Rechtbank 's-Hertogenbosch,
sector civiel recht - enkelvoudige kamer
Bij vonnis van deze kamer van 3 juli 2000 is de schuldsanering uitgesproken ten aanzien van:
L
geboren op,
overleden op,
voorheen wonende te 's-Hertogenbosch.
De rechtbank heeft kennisgenomen van het proces-verbaal van de op 26 november 2002 gehouden verificatievergadering, alsmede van een ontwerp van een saneringsplan.
De rechtbank heeft het ontwerp saneringsplan behandeld ter terechtzitting van 10 december 2002. De rechter-commissaris heeft bij die gelegenheid schriftelijk verslag uitgebracht. Bezwaren van schuldeisers zijn noch bij de verificatievergadering, noch ter zitting naar voren gebracht. Evenmin is gebleken dat zich één van de gronden voor beëindiging van de toepassing van de schuldsaneringsregeling voordoet.
Derhalve dient de toepassing van de schuldsanering te worden voortgezet.
In verband met het overlijden van de schuldenaar heeft de rechter-commissaris voorgesteld om de termijn in het saneringsplan vast te stellen tot op heden. De rechtbank kan zich met dit voorstel verenigen en zal derhalve, gelet op artikel 338 van de Faillissementswet, beslissen als volgt.
BESLISSING
De rechtbank:
- bepaalt dat de toepassing van de schuldsaneringsregeling wordt voortgezet;
- stelt het saneringsplan als volgt vast:
1. De termijn van de schuldsaneringsregeling gedurende wordt vastgesteld tot de datum van deze zitting, zijnde 10 december 2002.
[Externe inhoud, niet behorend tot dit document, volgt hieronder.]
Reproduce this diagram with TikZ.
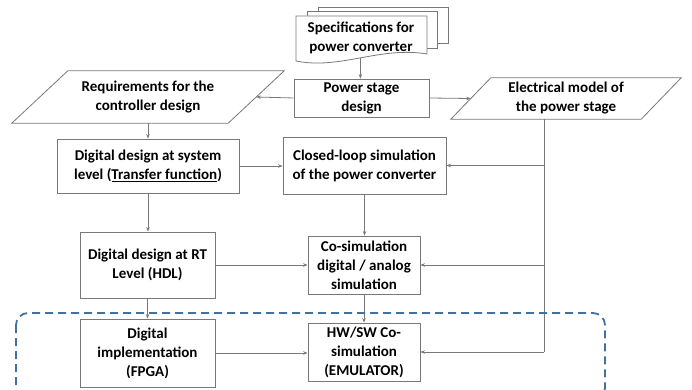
\documentclass[tikz,border=0pt]{standalone}
\usepackage{fontspec}
\setmainfont{Carlito}
\usetikzlibrary{arrows.meta,calc}
\definecolor{linegray}{RGB}{120,120,120}
\definecolor{frameblue}{RGB}{65,113,156}
\begin{document}
\begin{tikzpicture}[x=1pt,y=-1pt,
  every node/.style={font=\fontsize{15}{19}\selectfont\bfseries, align=center, inner sep=0pt},
  box/.style={draw=linegray, line width=0.8pt, fill=white, minimum width=#1},
  io/.style={minimum width=#1},
  conn/.style={draw=linegray, line width=0.8pt},
  flow/.style={conn, -{Stealth[length=4.5pt,width=3.5pt]}},
  page/.style={draw=linegray, line width=0.8pt, fill=white},
  zone/.style={draw=frameblue, line width=1.8pt, dash pattern=on 8pt off 5pt, rounded corners=12pt}]
\useasboundingbox (0,0) rectangle (692,390);
\clip (0,0) rectangle (692,390);

% stacked specification sheets
\draw[page] (318,7) rectangle (448,43);
\draw[page] (307,11) rectangle (437,48);
\draw[page] (296,16) -- (427,16) -- (427,54)
  .. controls (380,46) and (340,70) .. coordinate[pos=0.5] (specbot) (296,61) -- cycle;
\node (spec) at (361,38) {Specifications for\\power converter};

% process boxes
\node[box=135, minimum height=38] (power) at (361.5,98) {Power stage\\design};
\node[box=182, minimum height=54] (ddsys) at (148,166) {Digital design at system\\level (\underline{Transfer function})};
\node[box=163, minimum height=57] (closed) at (364.5,165.5) {Closed-loop simulation\\of the power converter};
\node[box=135, minimum height=66] (rt) at (147.5,265) {Digital design at RT\\Level (HDL)};
\node[box=112, minimum height=58] (cosim) at (364,265) {Co-simulation\\digital / analog\\simulation};
\node[box=135, minimum height=68] (fpga) at (147.5,353) {Digital\\implementation\\(FPGA)};
\node[box=112, minimum height=58] (hwsw) at (364,352) {HW/SW Co-\\simulation\\(EMULATOR)};

% data (parallelogram) nodes
\node[io=216, minimum height=52] (req) at (148,97) {};
\draw[page] ($(req.north west)+(28,0)$) -- ($(req.north east)+(28,0)$)
  -- ($(req.south east)-(28,0)$) -- ($(req.south west)-(28,0)$) -- cycle;
\node at (req.center) {Requirements for the\\controller design};
\node[io=190, minimum height=41] (elec) at (566,98.5) {};
\draw[page] ($(elec.north west)+(20,0)$) -- ($(elec.north east)+(20,0)$)
  -- ($(elec.south east)-(20,0)$) -- ($(elec.south west)-(20,0)$) -- cycle;
\node at (elec.center) {Electrical model of\\the power stage};

% connectors
\draw[flow] (specbot) -- (specbot |- power.north);
\draw[flow] (power.west) -- (req.east);
\draw[flow] (power.east) -- (elec.west);
\draw[flow] (req.south) -- (ddsys.north);
\draw[flow] (ddsys.east) -- (ddsys.east -| closed.west);
\draw[flow] (ddsys.south) -- (ddsys.south |- rt.north);
\draw[flow] (closed.south) -- (closed.south |- cosim.north);
\draw[flow] (rt.east) -- (rt.east -| cosim.west);
\draw[flow] (rt.south) -- (rt.south |- fpga.north);
\draw[flow] (cosim.south) -- (cosim.south |- hwsw.north);
\draw[flow] (fpga.east) -- (fpga.east -| hwsw.west);

\coordinate (ebus) at (544,352);
\draw[conn] (elec.south -| ebus) -- (ebus);
\draw[flow] (ebus |- closed.east) -- (closed.east);
\draw[flow] (ebus |- cosim.east) -- (cosim.east);
\draw[flow] (ebus) -- (hwsw.east |- ebus);

% emulation frame
\draw[zone] (16,313) rectangle (605,400);
\end{tikzpicture}
\end{document}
2. Het vermogen van de schuldenaar, voor zover aanwezig, zal te gelde worden gemaakt en worden ingebracht in de boedel.
Gedaan door mr. R.R.M. de Moor, lid van de eerste enkelvoudige kamer, en uitgesproken ter openbare terechtzitting van
10 december 2002 in tegenwoordigheid van C.M. Sweep, griffier.